-- start --

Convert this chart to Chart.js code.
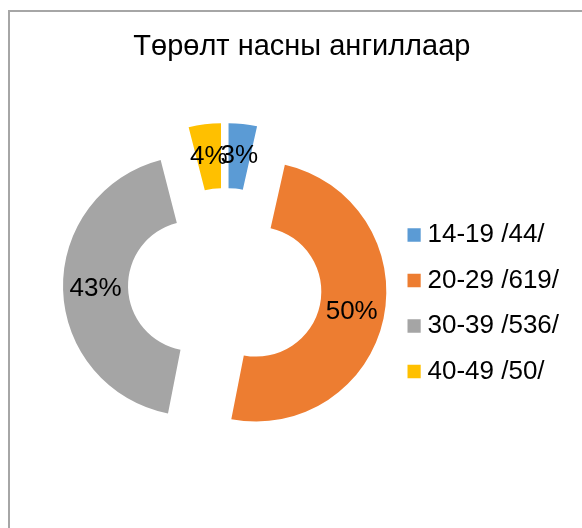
<!DOCTYPE html>
<html>
<head>
<meta charset="utf-8">
<script src="https://cdn.jsdelivr.net/npm/chart.js@4.4.1/dist/chart.umd.min.js"></script>
<style>
  html, body { margin: 0; padding: 0; background: #fff; overflow: hidden; }
  #frame { position: absolute; left: 8px; top: 10px; width: 700px; height: 700px;
           border-left: 2px solid #a6a6a6; border-top: 2px solid #a6a6a6; }
  #myChart { position: absolute; left: 0; top: 0; }
</style>
</head>
<body>
<div id="frame"></div>
<canvas id="myChart" width="582" height="528"></canvas>
<script>
var categories = ["14-19 /44/", "20-29 /619/", "30-39 /536/", "40-49 /50/"];
var births = [44, 619, 536, 50];
var colors = ["#5B9BD5", "#ED7D31", "#A5A5A5", "#FFC000"];
var chartTitle = "Төрөлт насны ангиллаар";

var explode = 32;
var fontFamily = "'Liberation Sans', Arial, sans-serif";

// percentages that add up to 100 (largest remainder)
function roundedPercents(vals) {
    var total = vals.reduce(function (a, b) { return a + b; }, 0);
    var raw = vals.map(function (v) { return v / total * 100; });
    var out = raw.map(Math.floor);
    var left = 100 - out.reduce(function (a, b) { return a + b; }, 0);
    raw.map(function (r, i) { return [r - Math.floor(r), i]; })
        .sort(function (a, b) { return b[0] - a[0]; })
        .slice(0, left)
        .forEach(function (p) { out[p[1]]++; });
    return out;
}
var percents = roundedPercents(births);

// pull every slice out from the centre, like an exploded pie
var Arc = Chart.registry.getElement('arc');
var arcDraw = Arc.prototype.draw;
Arc.prototype.draw = function (ctx) {
    var mid = (this.startAngle + this.endAngle) / 2;
    ctx.save();
    ctx.translate(Math.cos(mid) * explode, Math.sin(mid) * explode);
    arcDraw.call(this, ctx);
    ctx.restore();
};

var percentLabels = {
    id: 'percentLabels',
    afterDatasetsDraw: function (chart) {
        var ctx = chart.ctx;
        var meta = chart.getDatasetMeta(0);
        ctx.save();
        ctx.font = "26px " + fontFamily;
        ctx.fillStyle = "#000";
        ctx.textAlign = "center";
        ctx.textBaseline = "middle";
        meta.data.forEach(function (arc, i) {
            var p = arc.getCenterPoint();
            var mid = (arc.startAngle + arc.endAngle) / 2;
            ctx.fillText(percents[i] + "%", p.x + Math.cos(mid) * explode, p.y + Math.sin(mid) * explode);
        });
        ctx.restore();
    }
};

var ctx = document.getElementById("myChart");

var myChart = new Chart(ctx, {
    type: 'doughnut',
    data: {
        labels: categories,
        datasets: [
            {
                data: births,
                backgroundColor: colors,
                borderWidth: 0,
                radius: 130,
                clip: false
            }
        ]
    },
    options: {
        responsive: false,
        animation: false,
        events: [],
        cutout: '50%',
        layout: {
            padding: { left: 42.7, right: 21, top: 0, bottom: 124 }
        },
        plugins: {
            tooltip: { enabled: false },
            title: {
                display: true,
                text: chartTitle,
                color: '#000',
                font: { family: fontFamily, size: 29, weight: 'normal', lineHeight: '34px' },
                padding: { top: 30, bottom: 102 }
            },
            legend: {
                position: 'right',
                align: 'end',
                fullSize: false,
                maxWidth: 153.7,
                labels: {
                    color: '#000',
                    font: { family: fontFamily, size: 26, lineHeight: '39.3px' },
                    padding: 6.2,
                    boxWidth: 1,
                    boxHeight: 1,
                    generateLabels: function (chart) {
                        var items = Chart.overrides.doughnut.plugins.legend.labels.generateLabels(chart);
                        return items.map(function (item) {
                            item.text = [item.text];
                            item.strokeStyle = item.fillStyle;
                            item.lineWidth = 12.4;
                            item.lineJoin = 'miter';
                            return item;
                        });
                    }
                }
            }
        }
    },
    plugins: [percentLabels]
});
</script>
</body>
</html>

-- end --

■ **EXERCISE BRIEF**:
Without the pictures, output the full listing exactly as it stands.

■ **RESULT FOR THIS EXERCISE**:
Convert this chart to Chart.js code.
<!DOCTYPE html>
<html>
<head>
<meta charset="utf-8">
<script src="https://cdn.jsdelivr.net/npm/chart.js@4.4.1/dist/chart.umd.min.js"></script>
<style>
  html, body { margin: 0; padding: 0; background: #fff; overflow: hidden; }
  #frame { position: absolute; left: 8px; top: 10px; width: 700px; height: 700px;
           border-left: 2px solid #a6a6a6; border-top: 2px solid #a6a6a6; }
  #myChart { position: absolute; left: 0; top: 0; }
</style>
</head>
<body>
<div id="frame"></div>
<canvas id="myChart" width="582" height="528"></canvas>
<script>
var categories = ["14-19 /44/", "20-29 /619/", "30-39 /536/", "40-49 /50/"];
var births = [44, 619, 536, 50];
var colors = ["#5B9BD5", "#ED7D31", "#A5A5A5", "#FFC000"];
var chartTitle = "Төрөлт насны ангиллаар";

var explode = 32;
var fontFamily = "'Liberation Sans', Arial, sans-serif";

// percentages that add up to 100 (largest remainder)
function roundedPercents(vals) {
    var total = vals.reduce(function (a, b) { return a + b; }, 0);
    var raw = vals.map(function (v) { return v / total * 100; });
    var out = raw.map(Math.floor);
    var left = 100 - out.reduce(function (a, b) { return a + b; }, 0);
    raw.map(function (r, i) { return [r - Math.floor(r), i]; })
        .sort(function (a, b) { return b[0] - a[0]; })
        .slice(0, left)
        .forEach(function (p) { out[p[1]]++; });
    return out;
}
var percents = roundedPercents(births);

// pull every slice out from the centre, like an exploded pie
var Arc = Chart.registry.getElement('arc');
var arcDraw = Arc.prototype.draw;
Arc.prototype.draw = function (ctx) {
    var mid = (this.startAngle + this.endAngle) / 2;
    ctx.save();
    ctx.translate(Math.cos(mid) * explode, Math.sin(mid) * explode);
    arcDraw.call(this, ctx);
    ctx.restore();
};

var percentLabels = {
    id: 'percentLabels',
    afterDatasetsDraw: function (chart) {
        var ctx = chart.ctx;
        var meta = chart.getDatasetMeta(0);
        ctx.save();
        ctx.font = "26px " + fontFamily;
        ctx.fillStyle = "#000";
        ctx.textAlign = "center";
        ctx.textBaseline = "middle";
        meta.data.forEach(function (arc, i) {
            var p = arc.getCenterPoint();
            var mid = (arc.startAngle + arc.endAngle) / 2;
            ctx.fillText(percents[i] + "%", p.x + Math.cos(mid) * explode, p.y + Math.sin(mid) * explode);
        });
        ctx.restore();
    }
};

var ctx = document.getElementById("myChart");

var myChart = new Chart(ctx, {
    type: 'doughnut',
    data: {
        labels: categories,
        datasets: [
            {
                data: births,
                backgroundColor: colors,
                borderWidth: 0,
                radius: 130,
                clip: false
            }
        ]
    },
    options: {
        responsive: false,
        animation: false,
        events: [],
        cutout: '50%',
        layout: {
            padding: { left: 42.7, right: 21, top: 0, bottom: 124 }
        },
        plugins: {
            tooltip: { enabled: false },
            title: {
                display: true,
                text: chartTitle,
                color: '#000',
                font: { family: fontFamily, size: 29, weight: 'normal', lineHeight: '34px' },
                padding: { top: 30, bottom: 102 }
            },
            legend: {
                position: 'right',
                align: 'end',
                fullSize: false,
                maxWidth: 153.7,
                labels: {
                    color: '#000',
                    font: { family: fontFamily, size: 26, lineHeight: '39.3px' },
                    padding: 6.2,
                    boxWidth: 1,
                    boxHeight: 1,
                    generateLabels: function (chart) {
                        var items = Chart.overrides.doughnut.plugins.legend.labels.generateLabels(chart);
                        return items.map(function (item) {
                            item.text = [item.text];
                            item.strokeStyle = item.fillStyle;
                            item.lineWidth = 12.4;
                            item.lineJoin = 'miter';
                            return item;
                        });
                    }
                }
            }
        }
    },
    plugins: [percentLabels]
});
</script>
</body>
</html>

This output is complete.